SVD and the Fourier transform are two key concepts and are closely related. They both decompose a signal or matrix into a sum of simpler, structured components that reveal hidden geometry.
In SVD, a matrix A is factored such that any linear transformation as “rotate → scale → rotate,” where the basis vectors are learned from the data itself. In the Fourier transform, a function is decomposed into fixed orthogonal sinusoidal basis functions (sines and cosines), each representing a frequency component with a coefficient telling you how much of that frequency is present.
Hence both methods are essentially change-of-basis tools: SVD finds an optimal data-dependent basis that diagonalizes a matrix, while Fourier uses a fixed global basis that diagonalizes convolution/shift-invariant systems.
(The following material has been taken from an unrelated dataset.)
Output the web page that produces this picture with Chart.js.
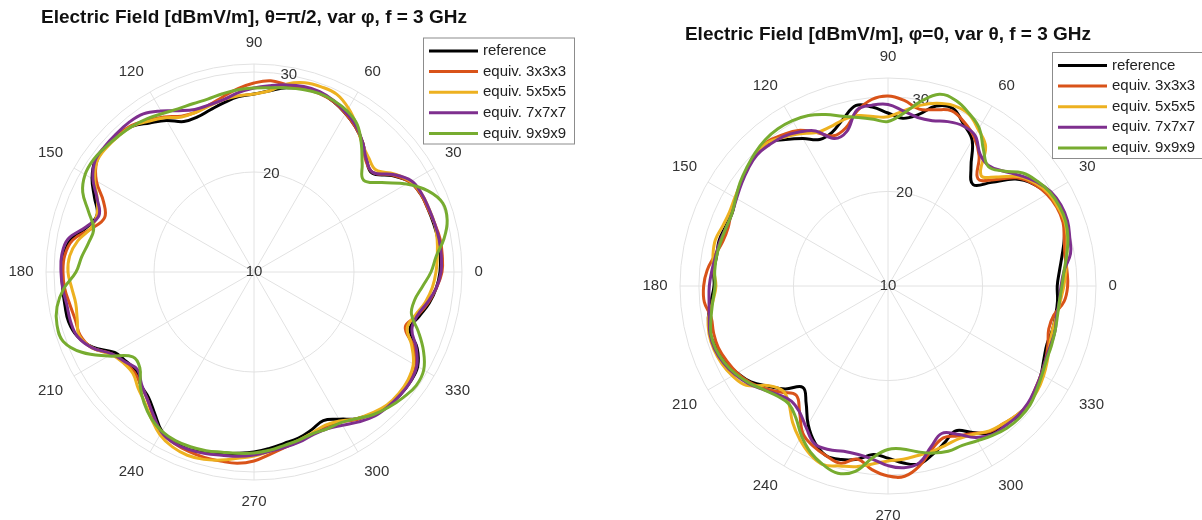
<!DOCTYPE html>
<html>
<head>
<meta charset="utf-8">
<script src="https://cdn.jsdelivr.net/npm/chart.js@4.4.0/dist/chart.umd.min.js"></script>
<style>
  html, body { margin: 0; padding: 0; background: #fff; overflow: hidden; }
  body { width: 1202px; height: 520px; position: relative; }
  canvas { position: absolute; top: 0; }
  #left { left: -20px; }
  #right { left: 600px; }
</style>
</head>
<body>
<canvas id="left" width="620" height="520"></canvas>
<canvas id="right" width="602" height="530"></canvas>
<script>
// angle in degrees, 0 = right, counter-clockwise (MATLAB polarplot)
const angles = [
  0, 5, 10, 15, 20, 25, 30, 35, 40, 45, 50, 55,
  60, 65, 70, 75, 80, 85, 90, 95, 100, 105, 110, 115,
  120, 125, 130, 135, 140, 145, 150, 155, 160, 165, 170, 175,
  180, 185, 190, 195, 200, 205, 210, 215, 220, 225, 230, 235,
  240, 245, 250, 255, 260, 265, 270, 275, 280, 285, 290, 295,
  300, 305, 310, 315, 320, 325, 330, 335, 340, 345, 350, 355
];

const seriesNames = ['reference', 'equiv. 3x3x3', 'equiv. 5x5x5', 'equiv. 7x7x7', 'equiv. 9x9x9'];
const seriesColors = ['#000000', '#D95319', '#EDB120', '#7E2F8E', '#77AC30'];

// radial ticks (dBmV/m), last one is the outer limit
const rTicksLeft = [10, 20, 30, 30.8];
const rTicksRight = [10, 20, 30, 32];

// left: theta = pi/2, var phi
const refLeft = [
  28.6, 28.7, 28.7, 28.6, 28.5, 28.4,
  28.0, 26.8, 25.4, 25.9, 26.9, 27.7,
  28.3, 28.8, 29.1, 29.0, 28.7, 28.2,
  27.8, 27.6, 27.2, 26.8, 26.5, 26.6,
  27.5, 28.2, 29.0, 29.3, 29.4, 29.4,
  28.7, 27.6, 26.7, 27.3, 28.6, 29.1,
  29.2, 29.2, 29.2, 29.2, 28.8, 27.8,
  26.1, 25.6, 25.4, 26.0, 26.4, 27.3,
  28.4, 28.8, 28.9, 28.7, 28.4, 28.2,
  28.0, 27.7, 27.4, 27.2, 26.8, 26.4,
  27.0, 27.9, 28.5, 28.9, 29.1, 29.1,
  28.9, 28.0, 26.6, 27.1, 27.8, 28.3
];
const eq3Left = [
  28.8, 28.9, 28.9, 28.7, 28.5, 28.4,
  28.0, 26.9, 25.5, 25.8, 26.9, 27.7,
  28.3, 28.8, 29.0, 29.0, 29.0, 29.2,
  28.9, 28.4, 27.8, 27.3, 27.0, 27.2,
  27.9, 28.5, 29.1, 29.3, 29.4, 29.2,
  28.2, 26.6, 25.9, 26.8, 28.4, 29.0,
  29.1, 29.0, 28.7, 28.5, 28.5, 27.9,
  26.4, 25.8, 25.6, 26.0, 26.6, 27.6,
  28.5, 28.9, 29.1, 29.2, 29.2, 29.2,
  28.9, 28.3, 27.8, 27.5, 27.2, 27.0,
  27.3, 28.0, 28.5, 28.9, 29.0, 29.0,
  28.7, 27.6, 26.1, 26.9, 27.7, 28.3
];
const eq5Left = [
  28.2, 28.4, 28.6, 28.7, 28.6, 28.5,
  28.1, 27.1, 25.9, 26.2, 26.8, 27.9,
  28.9, 29.6, 29.7, 29.6, 29.1, 28.2,
  27.8, 27.7, 27.5, 27.2, 27.0, 27.1,
  27.8, 28.4, 29.0, 29.2, 29.3, 29.2,
  28.4, 27.3, 26.7, 26.9, 27.9, 28.5,
  28.6, 28.3, 28.1, 28.3, 28.6, 27.9,
  26.5, 25.9, 25.8, 26.4, 27.0, 27.9,
  28.8, 29.3, 29.5, 29.4, 29.1, 28.7,
  28.4, 28.0, 27.7, 27.4, 27.1, 26.9,
  27.2, 27.9, 28.4, 28.8, 28.9, 28.8,
  28.4, 27.4, 26.3, 26.7, 27.4, 27.9
];
const eq7Left = [
  28.7, 28.8, 28.8, 28.7, 28.6, 28.5,
  28.2, 27.0, 25.5, 25.9, 26.9, 27.8,
  28.4, 28.9, 29.2, 29.2, 29.0, 28.7,
  28.4, 28.0, 27.5, 27.3, 27.3, 27.8,
  28.6, 29.3, 29.5, 29.5, 29.5, 29.4,
  28.6, 27.3, 26.5, 27.4, 28.9, 29.3,
  29.3, 29.2, 29.0, 29.0, 28.8, 27.9,
  26.4, 25.7, 25.2, 25.9, 26.6, 27.5,
  28.5, 28.9, 28.9, 28.8, 28.6, 28.5,
  28.3, 28.0, 27.8, 27.6, 27.3, 27.3,
  27.7, 28.3, 28.8, 29.0, 29.1, 29.1,
  28.8, 27.9, 26.8, 26.9, 27.6, 28.3
];
const eq9Left = [
  27.7, 28.3, 29.3, 30.0, 30.1, 29.2,
  27.6, 25.6, 24.3, 25.3, 26.7, 28.0,
  28.6, 28.9, 29.0, 28.9, 28.7, 28.5,
  28.4, 28.3, 28.1, 27.9, 27.9, 28.0,
  28.3, 28.7, 29.0, 29.2, 29.4, 29.6,
  29.5, 28.9, 27.6, 26.6, 26.8, 27.3,
  27.8, 29.1, 30.0, 30.4, 30.3, 29.0,
  26.8, 24.8, 24.9, 26.1, 27.1, 27.9,
  28.4, 28.6, 28.6, 28.5, 28.3, 28.2,
  28.1, 27.9, 27.6, 27.4, 27.2, 27.3,
  27.4, 27.9, 28.6, 29.1, 29.5, 29.8,
  29.6, 28.7, 27.5, 26.3, 26.3, 26.9
];

// right: phi = 0, var theta
const refRight = [
  27.9, 28.2, 28.7, 29.3, 29.8, 29.9,
  29.5, 28.8, 27.6, 25.5, 24.0, 25.3,
  27.8, 28.9, 30.0, 29.7, 28.4, 27.8,
  28.3, 29.0, 29.4, 28.3, 27.3, 27.1,
  28.0, 28.9, 29.8, 29.7, 29.4, 29.0,
  28.6, 28.2, 28.3, 28.5, 28.4, 28.5,
  28.4, 28.8, 29.3, 29.5, 29.3, 29.0,
  28.4, 27.7, 26.5, 25.4, 24.0, 25.1,
  26.9, 28.3, 29.1, 29.0, 28.6, 27.9,
  28.2, 28.8, 29.1, 28.4, 27.6, 26.9,
  27.9, 29.0, 29.1, 29.5, 29.5, 29.1,
  28.7, 28.2, 27.9, 28.0, 28.0, 28.0
];
const eq3Right = [
  29.0, 29.0, 29.0, 29.3, 29.7, 29.7,
  29.4, 28.8, 27.8, 25.9, 24.8, 26.8,
  28.2, 29.1, 29.7, 29.3, 29.0, 29.7,
  30.1, 29.8, 28.8, 27.3, 26.9, 27.9,
  29.0, 29.5, 29.9, 29.8, 29.4, 29.0,
  28.6, 28.3, 28.0, 28.1, 28.6, 29.2,
  29.5, 29.5, 29.0, 29.1, 29.1, 28.8,
  28.4, 27.8, 26.9, 25.9, 25.1, 26.3,
  28.0, 28.7, 29.1, 29.4, 28.6, 29.5,
  30.1, 30.2, 29.3, 27.9, 27.1, 27.5,
  28.0, 28.8, 29.0, 29.3, 29.4, 29.0,
  28.7, 28.4, 28.0, 27.6, 27.8, 28.7
];
const eq5Right = [
  28.6, 28.9, 29.2, 29.6, 29.9, 29.8,
  29.6, 29.0, 28.0, 26.3, 25.3, 28.0,
  29.1, 30.1, 30.3, 30.0, 29.4, 28.6,
  27.9, 28.0, 28.3, 28.2, 27.9, 27.9,
  28.6, 29.2, 29.8, 29.7, 29.4, 29.0,
  28.7, 28.5, 28.6, 28.9, 28.8, 28.5,
  28.2, 28.6, 29.3, 29.6, 29.6, 29.4,
  29.0, 28.3, 26.4, 25.7, 26.3, 27.6,
  28.7, 29.6, 30.1, 29.7, 29.4, 28.9,
  28.5, 28.4, 28.2, 28.1, 27.9, 27.8,
  28.1, 28.7, 29.0, 29.3, 29.4, 29.3,
  29.0, 28.6, 28.2, 28.0, 28.1, 28.3
];
const eq7Right = [
  28.3, 28.7, 29.6, 29.9, 30.2, 30.2,
  29.9, 29.2, 28.2, 27.2, 26.6, 27.0,
  28.4, 28.7, 28.5, 28.1, 28.1, 28.6,
  29.2, 29.2, 28.9, 26.9, 26.6, 28.1,
  28.8, 29.3, 29.5, 29.6, 29.3, 28.9,
  28.5, 28.2, 28.2, 28.4, 28.5, 28.7,
  28.9, 29.0, 29.2, 29.5, 29.5, 29.2,
  28.7, 28.0, 27.1, 26.3, 25.9, 26.3,
  27.3, 28.4, 28.4, 28.1, 28.1, 28.4,
  29.0, 29.3, 29.0, 27.6, 26.6, 27.3,
  28.5, 29.2, 29.3, 29.4, 29.3, 29.0,
  28.7, 28.4, 28.3, 28.3, 28.1, 28.2
];
const eq9Right = [
  28.4, 28.7, 29.2, 29.7, 30.0, 30.0,
  29.8, 29.3, 28.6, 27.2, 26.5, 27.6,
  29.3, 30.2, 30.9, 31.0, 29.8, 28.3,
  27.4, 27.7, 28.1, 28.6, 29.3, 29.9,
  30.2, 30.3, 30.2, 29.9, 29.5, 29.1,
  28.6, 28.2, 28.2, 28.3, 28.4, 28.4,
  28.3, 28.6, 29.0, 29.4, 29.4, 29.1,
  28.6, 27.9, 27.1, 26.5, 26.3, 27.0,
  28.3, 29.4, 30.1, 30.5, 29.9, 28.2,
  27.3, 27.3, 27.8, 28.3, 28.6, 28.6,
  28.9, 29.3, 29.6, 29.7, 29.6, 29.2,
  28.8, 28.5, 28.4, 28.3, 28.2, 28.2
];

Chart.defaults.font.family = '"Liberation Sans", Arial, Helvetica, sans-serif';
Chart.defaults.color = '#333';

// radar goes clockwise from the top, so start at 90 deg and walk downwards
const order = angles.map((a, i) => (18 - i + 72) % 72);

// boxed legend like the matlab one
const boxLegend = {
  id: 'boxLegend',
  afterDraw(chart, args, o) {
    const c = chart.ctx;
    c.save();
    c.fillStyle = '#fff';
    c.fillRect(o.x, o.y, o.w, o.h);
    c.strokeStyle = '#8c8c8c';
    c.lineWidth = 1;
    c.strokeRect(o.x + 0.5, o.y + 0.5, o.w, o.h);
    c.font = '15px "Liberation Sans", Arial, sans-serif';
    c.textBaseline = 'middle';
    chart.data.datasets.forEach((ds, i) => {
      const y = o.y + o.first + i * o.step;
      c.strokeStyle = ds.borderColor;
      c.lineWidth = 3;
      c.beginPath();
      c.moveTo(o.x + 6, y);
      c.lineTo(o.x + 55, y);
      c.stroke();
      c.fillStyle = '#222';
      c.fillText(ds.label, o.x + 60, y);
    });
    c.restore();
  }
};

// r tick labels: matlab puts them along the 80 deg spoke, and the min one in the middle
const rTickLabels = {
  id: 'rTickLabels',
  beforeDatasetsDraw(chart) {
    const r = chart.scales.r;
    const c = chart.ctx;
    const a = 80 * Math.PI / 180;
    c.save();
    c.font = '15px "Liberation Sans", Arial, sans-serif';
    c.fillStyle = '#333';
    c.textAlign = 'center';
    c.textBaseline = 'middle';
    r.ticks.forEach(t => {
      if (t.value % 10 !== 0) return;
      const d = r.getDistanceFromCenterForValue(t.value);
      c.fillText(String(t.value), r.xCenter + d * Math.cos(a), r.yCenter - d * Math.sin(a));
    });
    c.restore();
  }
};

function polar(id, title, values, rTicks, titlePad, layoutPad, legendBox) {
  return new Chart(document.getElementById(id), {
    type: 'radar',
    data: {
      labels: order.map(k => angles[k]),
      datasets: values.map((v, s) => ({
        label: seriesNames[s],
        data: order.map(k => v[k]),
        borderColor: seriesColors[s],
        borderWidth: 3,
        pointRadius: 0,
        pointHoverRadius: 0,
        fill: false,
        tension: 0.4,
        order: 5 - s
      }))
    },
    options: {
      responsive: false,
      animation: false,
      layout: { padding: layoutPad },
      scales: {
        r: {
          min: rTicks[0],
          max: rTicks[rTicks.length - 1],
          startAngle: 0,
          afterBuildTicks: scale => { scale.ticks = rTicks.map(v => ({ value: v })); },
          ticks: {
            showLabelBackdrop: false,
            backdropPadding: 0,
            font: { size: 15 },
            callback: () => ''
          },
          grid: { circular: true, color: '#e2e2e2' },
          angleLines: {
            color: '#e2e2e2',
            lineWidth: ctx => (ctx.label ? 1 : 0)
          },
          pointLabels: {
            padding: 5,
            color: '#333',
            font: { size: 15 },
            callback: label => (label % 30 === 0 ? String(label) : '')
          }
        }
      },
      plugins: {
        legend: { display: false },
        tooltip: { enabled: false },
        title: {
          display: true,
          text: title,
          color: '#111',
          font: { size: 19, weight: 'bold' },
          padding: titlePad
        },
        boxLegend: legendBox
      }
    },
    plugins: [boxLegend, rTickLabels]
  });
}

polar('left', 'Electric Field [dBmV/m], θ=π/2, var φ, f = 3 GHz',
  [refLeft, eq3Left, eq5Left, eq7Left, eq9Left], rTicksLeft,
  { top: 6.6, bottom: 4.1 },
  { left: 4, right: 76, top: 0, bottom: 9.5 },
  { x: 443, y: 37.5, w: 151, h: 106, first: 13.5, step: 20.6 });

polar('right', 'Electric Field [dBmV/m], φ=0, var θ, f = 3 GHz',
  [refRight, eq3Right, eq5Right, eq7Right, eq9Right], rTicksRight,
  { top: 23.6, bottom: 1.1 },
  { left: 18, right: 44, top: 0, bottom: 5.5 },
  { x: 452, y: 52, w: 150, h: 106, first: 13.5, step: 20.6 });
</script>
</body>
</html>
In both cases, complex structure becomes a sum of independent modes, and energy concentrates in a few dominant components, making compression, denoising, and analysis much easier.
Schur decomposition for any square matrix, even ones that can’t be diagonalized. Writes A = QTQ* where T is upper triangular and Q is unitary. Less interpretable than SVD but always exists — useful as a theoretical tool.
Jordan normal form the fallback when a matrix genuinely can’t be diagonalized — repeated eigenvalues with insufficient eigenvectors. Writes A in a near-diagonal block form called Jordan blocks. Rarely used in ML but important in understanding why some initializations cause gradient pathologies.
Polar decomposition Writes any matrix as A = QS where Q is orthogonal (rotation/reflection) and S is symmetric positive semidefinite (pure stretching). Closely related to SVD — S is essentially VΣVᵀ. Useful for understanding the geometry of a transformation: the rotation part and the stretching part separated cleanly.
Spectral decomposition is used widely in machine learning and deep learning.
Eigen decomposition PCA (Principal Component Analysis) is pure eigen decomposition of the covariance matrix. Every dimensionality reduction, every time you project high-dimensional data to a lower-dimensional space before feeding it to a model — that’s eigen decomposition at work. Also appears in graph neural networks via the graph Laplacian.
Spectral theorem decomposition The NTK is a symmetric matrix. Its eigen decomposition via the spectral theorem is exactly what determines which directions in function space get learned fast and which get learned slow. The spectral bias we discussed — networks learning low-frequency functions first — is literally a statement about the eigenvalue spectrum of the NTK. Large eigenvalues → fast learning. Small eigenvalues → slow learning.
SVD Shows up everywhere:
- Low-rank adaptation (LoRA) — the dominant technique for fine-tuning large language models — works by decomposing weight update matrices using SVD and keeping only the top singular values. This is how LLMs are fine-tuned cheaply
- Attention matrices in transformers have an implicit low-rank SVD structure that researcher's study to understand what the model is attending to
- Recommendation systems (Netflix, Spotify) use matrix factorization which is essentially truncated SVD
Schur decomposition Less directly used in practice but appears in the theoretical analysis of recurrent neural networks and LSTMs — understanding why gradients vanish or explode over long sequences involves the Schur form of the recurrent weight matrix.
Jordan normal form This is the theoretical explanation for the vanishing gradient problem. When a recurrent network’s weight matrix has repeated eigenvalues less than 1, the Jordan blocks explain why gradients decay exponentially with sequence length. It’s the math behind why vanilla RNNs fail on long sequences and why LSTMs were designed the way they were.
Polar decomposition Used in weight initialization research — orthogonal initialization (which Saxe et al. recommend) essentially extracts the Q part of the polar decomposition of a random matrix. It’s also used in some optimization algorithms that try to keep weight matrices near-orthogonal during training to preserve gradient flow.